Live Through This: One Woman’s Battle With Heroin

Live Through This: One Woman’s Battle With Heroin

July 30th, 2013

One of the Many Graphic Images of Live Through This

Explicit images often serve as useful tool for exposing the devastating physical effects of drug abuse and addiction. Some of the most impactful drug-free campaigns have introduced revolting, despairing photographs in order to deter drug use and depict its incredibly harmful impacts. In the book Live Through This, Tony Fouhse puts the power of imagery to the test while capturing the raw, discomforting life of a heroin addict seeking recovery.

Fouhse- a photographer based in Ottawa, Canada- began the project in hopes of producing portraits of drug addicts in downtown Ottawa. He titled his series of photos User, referencing the addiction he documents. “You could see them (the addicts) change when I was photographing them- putting on a face that they wanted the outside world to see.”

Past portrayals of junkies, like Bill Eppridge’s “John and Karen, Two Lives Lost to Heroin,” published in LIFE in 1965, and Larry Clark’s Tulsa in 1971, forged the path for photographers like Fouhse to immerse themselves in other people’s drug abuse and addiction.

Examples of Fouhse’s Photography in Life Magazine


However, unlike some past projects, Live Through This focuses on one person’s attempt to reclaim her life while embodying a story of addiction, suffering and hope of recovery.

The story begins with Fouhse candidly asking Stephanie MacDonald- the young heroin addict whose recovery he’s been documenting: “You know how this should have ended? You should have died.”
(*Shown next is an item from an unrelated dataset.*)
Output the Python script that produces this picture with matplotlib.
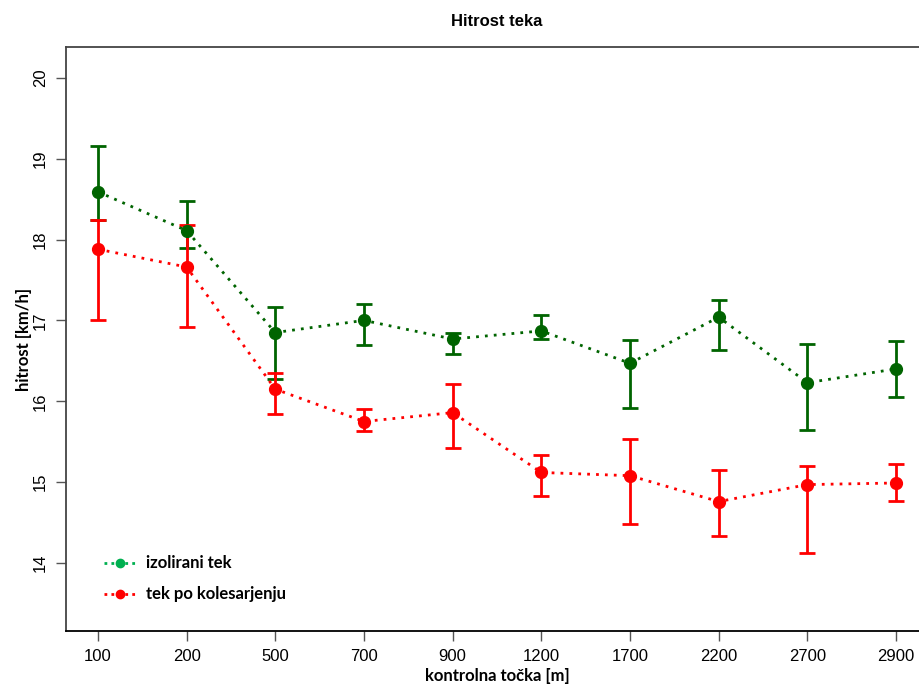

Fouhse first met Stephanie in June 2010, photographing her over a span of a few weeks until he bluntly asked her, ‘Is there something I can do to help you?” Stephanie, in turn, requested his help with getting into rehab, but one roadblock stood between Stephanie and treatment.

Before she could enter rehab, doctors discovered that Stephanie had a cerebral abscess- caused from injecting heroin- which would be fatal unless operated on. “After her (brain) surgery,” Fouhse notes, “she phoned me up and told me she wanted to go home. I asked her where her home was, and she said, ‘Your house.’”

Ultimately, Fouhse- along with his wife- welcomed Stephanie into his home in order for her to withdraw from heroin and begin rehab.


“The only two places she could have gone were to her dealers or the streets, where she would have died,” Fouhse explains. “So it was kind of out of our hands, in a way. We had to do this whether we wanted to or not.” Stephanie lived with the couple for almost a year and began helping Fouhse create the photographs used in the book.

The two collaborated on about 90 percent of the work sequencing the photos in chronological order, Fouhse comments. Each page illustrates the demeaning, vicious hold of addiction- the silent mental struggles and pains exposed outwardly on a person’s body for all to witness.

“We started this thing,” Fouhse writes, “Stephanie and I, as two people who just wanted something from each other. She wanted help getting clean and I wanted to take pictures of her. In the end, there was no distance.”

Stephanie included a short essay hidden in a pocket at the back of book, along with a recent photograph of her in her new home. She brings awareness to her struggles with getting clean and staying sober. Although she acknowledges that her future remains undecided, she allows herself to confront and contemplate her past battles.